PROBLEM TO WORK ON:
Word for word, copy all the data and drop the pictures.
>>
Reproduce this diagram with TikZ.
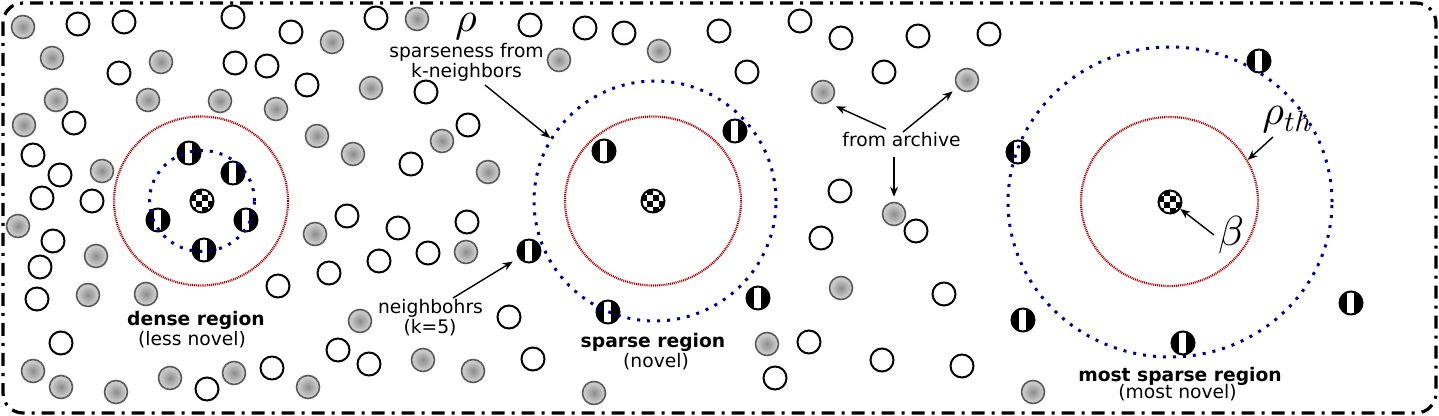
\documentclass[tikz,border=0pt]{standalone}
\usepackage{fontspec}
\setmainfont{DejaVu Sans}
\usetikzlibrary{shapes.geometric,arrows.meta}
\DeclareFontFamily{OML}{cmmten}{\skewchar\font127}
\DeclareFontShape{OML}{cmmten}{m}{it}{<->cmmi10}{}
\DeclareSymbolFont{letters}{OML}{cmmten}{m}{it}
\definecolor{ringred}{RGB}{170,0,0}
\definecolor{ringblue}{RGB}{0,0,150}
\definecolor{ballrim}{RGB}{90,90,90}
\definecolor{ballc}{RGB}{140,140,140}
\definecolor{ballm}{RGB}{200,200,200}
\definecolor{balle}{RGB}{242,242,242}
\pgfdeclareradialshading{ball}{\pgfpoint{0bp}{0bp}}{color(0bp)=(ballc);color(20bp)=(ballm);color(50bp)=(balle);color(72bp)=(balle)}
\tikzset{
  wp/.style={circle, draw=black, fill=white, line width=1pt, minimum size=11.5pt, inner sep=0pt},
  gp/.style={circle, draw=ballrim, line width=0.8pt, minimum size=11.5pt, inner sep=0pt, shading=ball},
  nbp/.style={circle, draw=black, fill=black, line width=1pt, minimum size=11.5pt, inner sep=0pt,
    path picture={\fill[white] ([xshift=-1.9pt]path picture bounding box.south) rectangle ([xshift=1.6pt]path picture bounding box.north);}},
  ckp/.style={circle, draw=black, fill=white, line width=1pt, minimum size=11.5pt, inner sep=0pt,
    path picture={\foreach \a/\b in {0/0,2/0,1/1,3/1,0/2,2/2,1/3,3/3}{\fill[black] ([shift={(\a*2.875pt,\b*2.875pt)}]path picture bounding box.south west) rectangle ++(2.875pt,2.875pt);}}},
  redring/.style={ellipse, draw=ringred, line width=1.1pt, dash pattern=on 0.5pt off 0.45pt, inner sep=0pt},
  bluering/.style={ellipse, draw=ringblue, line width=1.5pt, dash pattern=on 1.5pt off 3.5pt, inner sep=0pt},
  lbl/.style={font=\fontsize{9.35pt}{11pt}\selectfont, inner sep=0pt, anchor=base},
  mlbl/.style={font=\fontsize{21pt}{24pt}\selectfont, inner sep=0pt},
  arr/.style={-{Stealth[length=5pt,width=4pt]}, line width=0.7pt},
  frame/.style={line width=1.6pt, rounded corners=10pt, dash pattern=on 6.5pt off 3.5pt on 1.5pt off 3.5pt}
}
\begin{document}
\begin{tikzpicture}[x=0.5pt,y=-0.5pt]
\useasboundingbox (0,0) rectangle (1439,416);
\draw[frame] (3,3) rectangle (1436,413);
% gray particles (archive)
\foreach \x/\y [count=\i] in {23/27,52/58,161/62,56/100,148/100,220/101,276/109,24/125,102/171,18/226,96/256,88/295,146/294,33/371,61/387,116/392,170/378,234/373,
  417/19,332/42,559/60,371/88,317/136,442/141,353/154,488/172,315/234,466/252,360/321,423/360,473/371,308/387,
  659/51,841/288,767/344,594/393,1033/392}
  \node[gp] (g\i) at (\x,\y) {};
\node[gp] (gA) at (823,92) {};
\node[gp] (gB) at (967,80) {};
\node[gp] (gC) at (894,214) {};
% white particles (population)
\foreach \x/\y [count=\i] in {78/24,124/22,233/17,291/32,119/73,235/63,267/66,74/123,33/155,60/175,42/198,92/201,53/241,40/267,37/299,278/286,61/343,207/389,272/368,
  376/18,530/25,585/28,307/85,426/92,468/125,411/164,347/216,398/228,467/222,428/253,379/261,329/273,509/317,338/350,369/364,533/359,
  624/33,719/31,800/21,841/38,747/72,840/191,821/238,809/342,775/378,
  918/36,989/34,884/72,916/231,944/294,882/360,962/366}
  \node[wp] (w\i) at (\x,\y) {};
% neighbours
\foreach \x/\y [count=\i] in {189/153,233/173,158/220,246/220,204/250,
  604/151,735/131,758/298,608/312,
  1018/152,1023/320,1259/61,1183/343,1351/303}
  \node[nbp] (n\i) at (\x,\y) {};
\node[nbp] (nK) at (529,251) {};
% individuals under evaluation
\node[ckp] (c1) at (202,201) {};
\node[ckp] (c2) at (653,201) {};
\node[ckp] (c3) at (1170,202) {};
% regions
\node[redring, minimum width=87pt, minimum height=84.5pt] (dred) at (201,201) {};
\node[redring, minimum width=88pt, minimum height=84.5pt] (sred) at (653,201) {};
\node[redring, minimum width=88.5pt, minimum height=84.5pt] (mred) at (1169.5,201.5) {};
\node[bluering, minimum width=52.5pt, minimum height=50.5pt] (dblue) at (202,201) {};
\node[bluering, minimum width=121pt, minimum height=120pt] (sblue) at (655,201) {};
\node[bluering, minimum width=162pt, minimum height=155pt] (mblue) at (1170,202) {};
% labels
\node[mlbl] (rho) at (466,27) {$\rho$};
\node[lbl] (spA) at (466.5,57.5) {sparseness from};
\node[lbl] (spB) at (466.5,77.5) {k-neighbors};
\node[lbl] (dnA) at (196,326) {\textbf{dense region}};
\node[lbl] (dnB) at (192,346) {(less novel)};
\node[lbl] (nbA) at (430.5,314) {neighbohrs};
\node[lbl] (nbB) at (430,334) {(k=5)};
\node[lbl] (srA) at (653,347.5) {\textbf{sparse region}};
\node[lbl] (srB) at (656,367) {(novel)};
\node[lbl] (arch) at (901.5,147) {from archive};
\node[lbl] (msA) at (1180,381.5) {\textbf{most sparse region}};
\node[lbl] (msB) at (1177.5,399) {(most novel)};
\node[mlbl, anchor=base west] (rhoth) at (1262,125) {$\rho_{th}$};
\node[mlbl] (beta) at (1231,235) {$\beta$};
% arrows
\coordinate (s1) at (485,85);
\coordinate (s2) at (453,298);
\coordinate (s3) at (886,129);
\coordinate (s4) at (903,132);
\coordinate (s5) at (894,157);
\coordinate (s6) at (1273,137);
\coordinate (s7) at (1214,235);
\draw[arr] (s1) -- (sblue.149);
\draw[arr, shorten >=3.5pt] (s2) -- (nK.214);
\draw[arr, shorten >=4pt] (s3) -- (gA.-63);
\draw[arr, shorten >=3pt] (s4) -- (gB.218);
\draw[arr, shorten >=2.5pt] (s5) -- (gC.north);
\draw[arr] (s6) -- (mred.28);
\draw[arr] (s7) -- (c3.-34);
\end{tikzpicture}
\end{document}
<<
SOLUTION FOR THIS PROBLEM:
Reproduce this diagram with TikZ.
\documentclass[tikz,border=0pt]{standalone}
\usepackage{fontspec}
\setmainfont{DejaVu Sans}
\usetikzlibrary{shapes.geometric,arrows.meta}
\DeclareFontFamily{OML}{cmmten}{\skewchar\font127}
\DeclareFontShape{OML}{cmmten}{m}{it}{<->cmmi10}{}
\DeclareSymbolFont{letters}{OML}{cmmten}{m}{it}
\definecolor{ringred}{RGB}{170,0,0}
\definecolor{ringblue}{RGB}{0,0,150}
\definecolor{ballrim}{RGB}{90,90,90}
\definecolor{ballc}{RGB}{140,140,140}
\definecolor{ballm}{RGB}{200,200,200}
\definecolor{balle}{RGB}{242,242,242}
\pgfdeclareradialshading{ball}{\pgfpoint{0bp}{0bp}}{color(0bp)=(ballc);color(20bp)=(ballm);color(50bp)=(balle);color(72bp)=(balle)}
\tikzset{
  wp/.style={circle, draw=black, fill=white, line width=1pt, minimum size=11.5pt, inner sep=0pt},
  gp/.style={circle, draw=ballrim, line width=0.8pt, minimum size=11.5pt, inner sep=0pt, shading=ball},
  nbp/.style={circle, draw=black, fill=black, line width=1pt, minimum size=11.5pt, inner sep=0pt,
    path picture={\fill[white] ([xshift=-1.9pt]path picture bounding box.south) rectangle ([xshift=1.6pt]path picture bounding box.north);}},
  ckp/.style={circle, draw=black, fill=white, line width=1pt, minimum size=11.5pt, inner sep=0pt,
    path picture={\foreach \a/\b in {0/0,2/0,1/1,3/1,0/2,2/2,1/3,3/3}{\fill[black] ([shift={(\a*2.875pt,\b*2.875pt)}]path picture bounding box.south west) rectangle ++(2.875pt,2.875pt);}}},
  redring/.style={ellipse, draw=ringred, line width=1.1pt, dash pattern=on 0.5pt off 0.45pt, inner sep=0pt},
  bluering/.style={ellipse, draw=ringblue, line width=1.5pt, dash pattern=on 1.5pt off 3.5pt, inner sep=0pt},
  lbl/.style={font=\fontsize{9.35pt}{11pt}\selectfont, inner sep=0pt, anchor=base},
  mlbl/.style={font=\fontsize{21pt}{24pt}\selectfont, inner sep=0pt},
  arr/.style={-{Stealth[length=5pt,width=4pt]}, line width=0.7pt},
  frame/.style={line width=1.6pt, rounded corners=10pt, dash pattern=on 6.5pt off 3.5pt on 1.5pt off 3.5pt}
}
\begin{document}
\begin{tikzpicture}[x=0.5pt,y=-0.5pt]
\useasboundingbox (0,0) rectangle (1439,416);
\draw[frame] (3,3) rectangle (1436,413);
% gray particles (archive)
\foreach \x/\y [count=\i] in {23/27,52/58,161/62,56/100,148/100,220/101,276/109,24/125,102/171,18/226,96/256,88/295,146/294,33/371,61/387,116/392,170/378,234/373,
  417/19,332/42,559/60,371/88,317/136,442/141,353/154,488/172,315/234,466/252,360/321,423/360,473/371,308/387,
  659/51,841/288,767/344,594/393,1033/392}
  \node[gp] (g\i) at (\x,\y) {};
\node[gp] (gA) at (823,92) {};
\node[gp] (gB) at (967,80) {};
\node[gp] (gC) at (894,214) {};
% white particles (population)
\foreach \x/\y [count=\i] in {78/24,124/22,233/17,291/32,119/73,235/63,267/66,74/123,33/155,60/175,42/198,92/201,53/241,40/267,37/299,278/286,61/343,207/389,272/368,
  376/18,530/25,585/28,307/85,426/92,468/125,411/164,347/216,398/228,467/222,428/253,379/261,329/273,509/317,338/350,369/364,533/359,
  624/33,719/31,800/21,841/38,747/72,840/191,821/238,809/342,775/378,
  918/36,989/34,884/72,916/231,944/294,882/360,962/366}
  \node[wp] (w\i) at (\x,\y) {};
% neighbours
\foreach \x/\y [count=\i] in {189/153,233/173,158/220,246/220,204/250,
  604/151,735/131,758/298,608/312,
  1018/152,1023/320,1259/61,1183/343,1351/303}
  \node[nbp] (n\i) at (\x,\y) {};
\node[nbp] (nK) at (529,251) {};
% individuals under evaluation
\node[ckp] (c1) at (202,201) {};
\node[ckp] (c2) at (653,201) {};
\node[ckp] (c3) at (1170,202) {};
% regions
\node[redring, minimum width=87pt, minimum height=84.5pt] (dred) at (201,201) {};
\node[redring, minimum width=88pt, minimum height=84.5pt] (sred) at (653,201) {};
\node[redring, minimum width=88.5pt, minimum height=84.5pt] (mred) at (1169.5,201.5) {};
\node[bluering, minimum width=52.5pt, minimum height=50.5pt] (dblue) at (202,201) {};
\node[bluering, minimum width=121pt, minimum height=120pt] (sblue) at (655,201) {};
\node[bluering, minimum width=162pt, minimum height=155pt] (mblue) at (1170,202) {};
% labels
\node[mlbl] (rho) at (466,27) {$\rho$};
\node[lbl] (spA) at (466.5,57.5) {sparseness from};
\node[lbl] (spB) at (466.5,77.5) {k-neighbors};
\node[lbl] (dnA) at (196,326) {\textbf{dense region}};
\node[lbl] (dnB) at (192,346) {(less novel)};
\node[lbl] (nbA) at (430.5,314) {neighbohrs};
\node[lbl] (nbB) at (430,334) {(k=5)};
\node[lbl] (srA) at (653,347.5) {\textbf{sparse region}};
\node[lbl] (srB) at (656,367) {(novel)};
\node[lbl] (arch) at (901.5,147) {from archive};
\node[lbl] (msA) at (1180,381.5) {\textbf{most sparse region}};
\node[lbl] (msB) at (1177.5,399) {(most novel)};
\node[mlbl, anchor=base west] (rhoth) at (1262,125) {$\rho_{th}$};
\node[mlbl] (beta) at (1231,235) {$\beta$};
% arrows
\coordinate (s1) at (485,85);
\coordinate (s2) at (453,298);
\coordinate (s3) at (886,129);
\coordinate (s4) at (903,132);
\coordinate (s5) at (894,157);
\coordinate (s6) at (1273,137);
\coordinate (s7) at (1214,235);
\draw[arr] (s1) -- (sblue.149);
\draw[arr, shorten >=3.5pt] (s2) -- (nK.214);
\draw[arr, shorten >=4pt] (s3) -- (gA.-63);
\draw[arr, shorten >=3pt] (s4) -- (gB.218);
\draw[arr, shorten >=2.5pt] (s5) -- (gC.north);
\draw[arr] (s6) -- (mred.28);
\draw[arr] (s7) -- (c3.-34);
\end{tikzpicture}
\end{document}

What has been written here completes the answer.